Scarlet monkeyflower adapts to California drought through evolution

A study on the scarlet monkeyflower (Mimulus cardinalis) shows it recovered from a severe drought in California via rapid evolution, marking the first observed case of evolutionary rescue in the wild. Researchers led by Daniel Anstett at Cornell University tracked the plant's response to the 2012-2015 megadrought. While this offers hope for species facing climate change, experts note limitations for long-term adaptation.

The scarlet monkeyflower, a water-dependent plant native to streams, faced severe challenges during California's megadrought from 2012 to 2015. Daniel Anstett and his team at Cornell University began monitoring populations across the plant's range in 2010, collecting annual data on performance and DNA samples.
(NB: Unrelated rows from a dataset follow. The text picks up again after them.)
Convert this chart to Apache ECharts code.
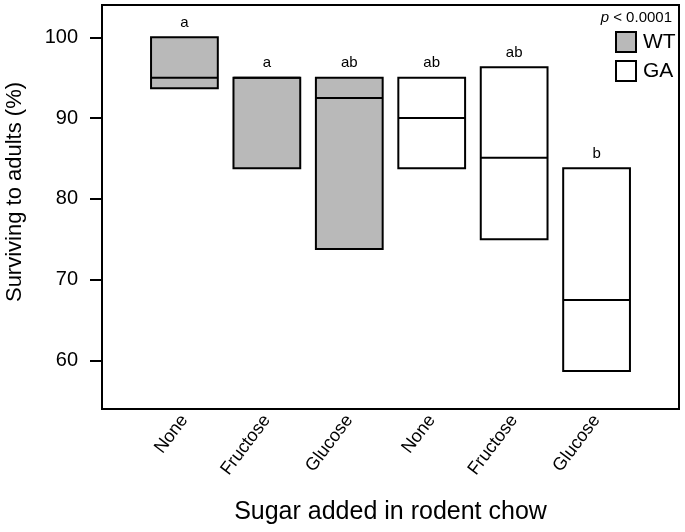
<!DOCTYPE html>
<html><head><meta charset="utf-8">
<script src="https://cdn.jsdelivr.net/npm/echarts@6/dist/echarts.min.js"></script>
<style>html,body{margin:0;padding:0;background:#fff}#c{width:685px;height:532px}</style>
</head><body><div id="c"></div>
<script>
const axisCategories = ['', 'None', 'Fructose', 'Glucose', 'None', 'Fructose', 'Glucose', ''];
const groups  = ['WT', 'WT', 'WT', 'GA', 'GA', 'GA'];
const lows    = [93.7, 83.8, 73.8, 83.8, 75.0, 58.7];
const medians = [95.0, 95.0, 92.5, 90.0, 85.1, 67.5];
const highs   = [100.0, 95.0, 95.0, 95.0, 96.3, 83.8];
const letters = ['a', 'a', 'ab', 'ab', 'ab', 'b'];
const yTicks  = [60, 70, 80, 90, 100];
const groupNames = ['WT', 'GA'];
const groupFill = {WT: '#b9b9b9', GA: '#ffffff'};

const FONT = '"Liberation Sans", Arial, sans-serif';

function makeData(g) {
  const out = [];
  for (let i = 0; i < groups.length; i++) {
    if (groups[i] === g) out.push([i + 1, lows[i], medians[i], highs[i]]);
  }
  return out;
}

function renderBox(params, api) {
  const xi = api.value(0);
  const lo = api.coord([xi, api.value(1)]);
  const md = api.coord([xi, api.value(2)]);
  const hi = api.coord([xi, api.value(3)]);
  const w = api.size([1, 0])[0] * 0.81;
  const cx = lo[0];
  const fill = groupFill[groups[xi - 1]];
  return {
    type: 'group',
    children: [
      {type: 'rect', shape: {x: cx - w / 2, y: hi[1], width: w, height: lo[1] - hi[1]},
       style: {fill: fill, stroke: '#000', lineWidth: 2}},
      {type: 'line', shape: {x1: cx - w / 2, y1: md[1], x2: cx + w / 2, y2: md[1]},
       style: {stroke: '#000', lineWidth: 2}},
      {type: 'text', style: {text: letters[xi - 1], x: cx, y: hi[1] - 7,
        textAlign: 'center', textVerticalAlign: 'bottom',
        font: '15px ' + FONT, fill: '#000'}}
    ]
  };
}

const chart = echarts.init(document.getElementById('c'), null, {renderer: 'canvas'});
chart.setOption({
  animation: false,
  backgroundColor: '#fff',
  grid: {left: 102, right: 6, top: 5, bottom: 123, show: true, borderColor: '#000', borderWidth: 2, backgroundColor: 'transparent'},
  xAxis: {
    type: 'category', data: axisCategories, boundaryGap: false,
    axisLine: {show: false}, axisTick: {show: false}, splitLine: {show: false},
    axisLabel: {interval: 0, rotate: 53, margin: 8, fontSize: 18, fontFamily: FONT, color: '#000'},
    name: 'Sugar added in rodent chow', nameLocation: 'middle', nameGap: 91,
    nameTextStyle: {fontSize: 25, fontFamily: FONT, color: '#000'}
  },
  yAxis: {
    type: 'value', min: 54, max: 104,
    splitLine: {show: false},
    axisLine: {show: true, lineStyle: {color: '#000', width: 2}},
    axisTick: {show: true, customValues: yTicks, length: 12, lineStyle: {color: '#000', width: 2}},
    axisLabel: {customValues: yTicks, margin: 24, fontSize: 20, fontFamily: FONT, color: '#000'}
  },
  legend: {
    data: [
      {name: 'WT', itemStyle: {color: groupFill.WT, borderColor: '#000', borderWidth: 2}},
      {name: 'GA', itemStyle: {color: groupFill.GA, borderColor: '#000', borderWidth: 2}}
    ],
    icon: 'rect', orient: 'vertical', left: 615, top: 31, padding: 0,
    itemWidth: 20, itemHeight: 20, itemGap: 7, selectedMode: false,
    textStyle: {fontSize: 21, fontFamily: FONT, color: '#000', lineHeight: 20, padding: [0, 0, 0, 2]}
  },
  graphic: [
    {type: 'text', right: 13, top: 10,
     style: {text: '{i|p} < 0.0001', fill: '#000', font: '15px ' + FONT,
       rich: {i: {fontStyle: 'italic', fontSize: 15, fontFamily: FONT}}}},
    {type: 'text', x: 15, y: 192, rotation: Math.PI / 2,
     style: {text: 'Surviving to adults (%)', fill: '#000', font: '22px ' + FONT,
       textAlign: 'center', textVerticalAlign: 'middle'}}
  ],
  series: groupNames.map(g => ({
    name: g, type: 'custom', renderItem: renderBox,
    itemStyle: {color: groupFill[g], borderColor: '#000'},
    encode: {x: 0, y: [1, 2, 3]},
    data: makeData(g)
  }))
});
</script></body></html>
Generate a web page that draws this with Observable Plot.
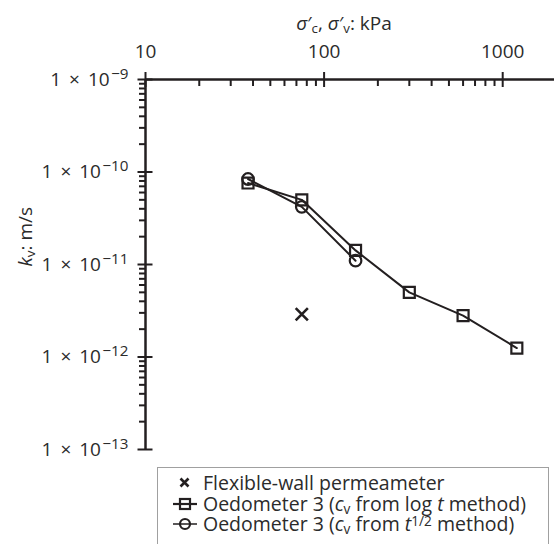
<!DOCTYPE html>
<html><head><meta charset="utf-8">
<script src="https://cdn.jsdelivr.net/npm/d3@7"></script>
<script src="https://cdn.jsdelivr.net/npm/@observablehq/plot@0.6"></script>
<style>
body{margin:0;background:#fff;font-family:"Open Sans",sans-serif;color:#2b2b2b;}
#wrap{position:relative;width:554px;height:544px;overflow:hidden;}
#legend{position:absolute;left:157px;top:467px;width:392px;height:90px;border:1.5px solid #a0a0a0;box-sizing:border-box;font-size:19.5px;padding-top:5px;}
.row{display:flex;align-items:center;height:20.5px;line-height:20px;white-space:nowrap;}
.sym{width:26px;height:16px;margin-left:14px;margin-right:5px;flex:none;}
.sub{font-size:0.7em;vertical-align:-0.2em;line-height:0;}
.sup{font-size:0.7em;vertical-align:0.4em;line-height:0;}
</style></head>
<body><div id="wrap"><div id="chart"></div>
<div id="legend">
 <div class="row"><svg class="sym" viewBox="0 0 26 16"><path d="M8.5,3.5L16.5,11.5M8.5,11.5L16.5,3.5" stroke="#231f20" stroke-width="2.6" fill="none"/></svg><span>Flexible-wall permeameter</span></div>
 <div class="row"><svg class="sym" viewBox="0 0 26 16"><line x1="1" y1="8" x2="25" y2="8" stroke="#231f20" stroke-width="2.2"/><rect x="8" y="3" width="10" height="10" stroke="#231f20" stroke-width="2.2" fill="none"/></svg><span>Oedometer 3 (<i>c</i><span class="sub">v</span> from log <i>t</i> method)</span></div>
 <div class="row"><svg class="sym" viewBox="0 0 26 16"><line x1="1" y1="8" x2="25" y2="8" stroke="#231f20" stroke-width="1.5"/><circle cx="13" cy="8" r="5" stroke="#231f20" stroke-width="2.2" fill="none"/></svg><span>Oedometer 3 (<i>c</i><span class="sub">v</span> from <i>t</i><span class="sup">1/2</span> method)</span></div>
</div></div>
<script>
// ---- data ----
const pressureLogT = [37.5, 75, 150, 300, 600, 1200];
const kvLogT = [7.6e-11, 5.0e-11, 1.42e-11, 5.0e-12, 2.8e-12, 1.25e-12];
const pressureSqrtT = [37.5, 75, 150];
const kvSqrtT = [8.4e-11, 4.2e-11, 1.1e-11];
const pressureFlex = [75];
const kvFlex = [2.9e-12];
const xMajor = [10, 100, 1000];
const yMajor = [1e-9, 1e-10, 1e-11, 1e-12, 1e-13];
const yExponent = [-9, -10, -11, -12, -13];
const minorMult = [2, 3, 4, 5, 6, 7, 8, 9];

const xMinor = [10, 100, 1000].flatMap(d => minorMult.map(m => m * d)).filter(v => v < 1950);
const yMinor = [1e-13, 1e-12, 1e-11, 1e-10].flatMap(d => minorMult.map(m => m * d));

const logT = pressureLogT.map((x, i) => ({x, y: kvLogT[i]}));
const sqrtT = pressureSqrtT.map((x, i) => ({x, y: kvSqrtT[i]}));
const flex = pressureFlex.map((x, i) => ({x, y: kvFlex[i]}));
const expOf = new Map(yMajor.map((v, i) => [v, yExponent[i]]));

const ink = "#231f20";
const txt = "#2b2b2b";
const chart = Plot.plot({
  width: 554, height: 462,
  marginTop: 79, marginBottom: 13, marginLeft: 145, marginRight: 0,
  style: {fontFamily: "'Open Sans', sans-serif", fontSize: "19px", color: ink, background: "white", overflow: "visible"},
  x: {type: "log", domain: [10, 1950]},
  y: {type: "log", domain: [1e-13, 1e-9]},
  marks: [
    Plot.axisX(xMinor, {anchor: "top", tickSize: 6, dy: 6, fill: "none", label: null, strokeWidth: 2}),
    Plot.axisX(xMajor, {anchor: "top", tickSize: 15, dy: 7, fill: "none", label: null, strokeWidth: 2}),
    Plot.axisX(xMajor, {anchor: "top", tickSize: 0, tickPadding: 22, label: null, tickFormat: d => String(d), fill: txt}),
    Plot.axisY(yMinor, {anchor: "left", tickSize: 6, fill: "none", label: null, strokeWidth: 2}),
    Plot.axisY(yMajor, {anchor: "left", tickSize: 15, dx: 7.5, fill: "none", label: null, strokeWidth: 2}),
    Plot.axisY(yMajor, {anchor: "left", tickSize: 0, tickPadding: 17, label: null, fill: txt,
      tickFormat: d => "1 × 10^" + String(expOf.get(d)).replace("-", "−")}),
    Plot.ruleX([10], {stroke: ink, strokeWidth: 2.5}),
    Plot.ruleY([1e-9], {stroke: ink, strokeWidth: 2.5}),
    Plot.line(logT, {x: "x", y: "y", stroke: ink, strokeWidth: 2}),
    Plot.line(sqrtT, {x: "x", y: "y", stroke: ink, strokeWidth: 2}),
    Plot.dot(logT, {x: "x", y: "y", symbol: "square", r: 6.2, stroke: ink, strokeWidth: 2.2, fill: "none"}),
    Plot.dot(sqrtT, {x: "x", y: "y", symbol: "circle", r: 5.8, stroke: ink, strokeWidth: 2.2, fill: "none"}),
    Plot.dot(flex, {x: "x", y: "y", symbol: "times", r: 5.6, stroke: ink, strokeWidth: 2.6}),
    Plot.text(["@xtitle"], {frameAnchor: "top", dx: -6, dy: -63, fill: txt, fontSize: 19}),
    Plot.text(["@ytitle"], {frameAnchor: "left", dx: -120, dy: 2, rotate: -90, fill: txt, fontSize: 19})
  ]
});
document.getElementById("chart").append(chart);

function rich(el, parts) {
  const t = d3.select(el);
  t.text(null);
  parts.forEach(([s, st, dx]) => {
    const ts = t.append("tspan").text(s);
    if (dx) ts.attr("dx", dx);
    if (st.includes("i")) ts.attr("font-style", "italic");
    if (st.includes("sub")) ts.attr("font-size", "0.7em").attr("baseline-shift", "-0.25em");
    if (st.includes("sup")) ts.attr("font-size", "0.8em").attr("baseline-shift", "0.45em");
  });
}
d3.select(chart).selectAll("text").each(function() {
  const s = this.textContent;
  if (s === "@xtitle") {
    rich(this, [["σ", "i"], ["′", ""], ["c", "sub"], [", ", ""], ["σ", "i"], ["′", ""], ["v", "sub"], [": kPa", ""]]);
  } else if (s === "@ytitle") {
    rich(this, [["k", "i"], ["v", "sub"], [": m/s", ""]]);
  } else if (s.includes("^")) {
    const [base, ex] = s.split("^");
    const [one, times, ten] = base.split(" ");
    rich(this, [[one, ""], [" " + times, "", 3], [" " + ten, "", 3], [ex, "sup", 1.5]]);
  }
});
</script>
</body></html>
Three local populations perished due to the drought, which Anstett described as lethal: “If you were to put one in a pot and not water it for a few days, it would just die.” Surviving groups, however, evolved drought tolerance within three years. Genetic analysis revealed mutations in genome regions associated with climate adaptations, enabling these populations to rebound quickest post-drought.

This phenomenon, termed evolutionary rescue, involves a species averting decline through swift genetic changes. Anstett's work, published in Science (DOI: 10.1126/science.adu0995), fulfills three criteria: documenting population decline from a threat, genetic adaptation, and recovery linked to those changes. Previous examples, such as Galapagos finches adapting to drought or Tasmanian devils responding to cancer, showed evolution but not full recovery ties.

Andrew Storfer at Washington State University, who researches Tasmanian devils, confirmed: “To be clear, we’ve demonstrated rapid evolution in Tasmanian devils. But with the evidence in hand, we cannot link it to demographic recovery.”

Historical climate shifts over 500 million years demonstrate species' past adaptations, including to hotter periods with crocodiles in the Arctic. Yet, current warming—potentially over 4°C by century's end—occurs far faster than events like the Paleocene-Eocene thermal maximum, which took 20,000 years for 5-8°C rise.

Anstett views this as encouraging, noting many decline predictions overlook evolution. However, a single drought represents weather, not sustained climate change. Future extremes could overwhelm adaptations, and repeated hits reduce genetic diversity, hindering further evolution—especially for long-lived species with extended generations.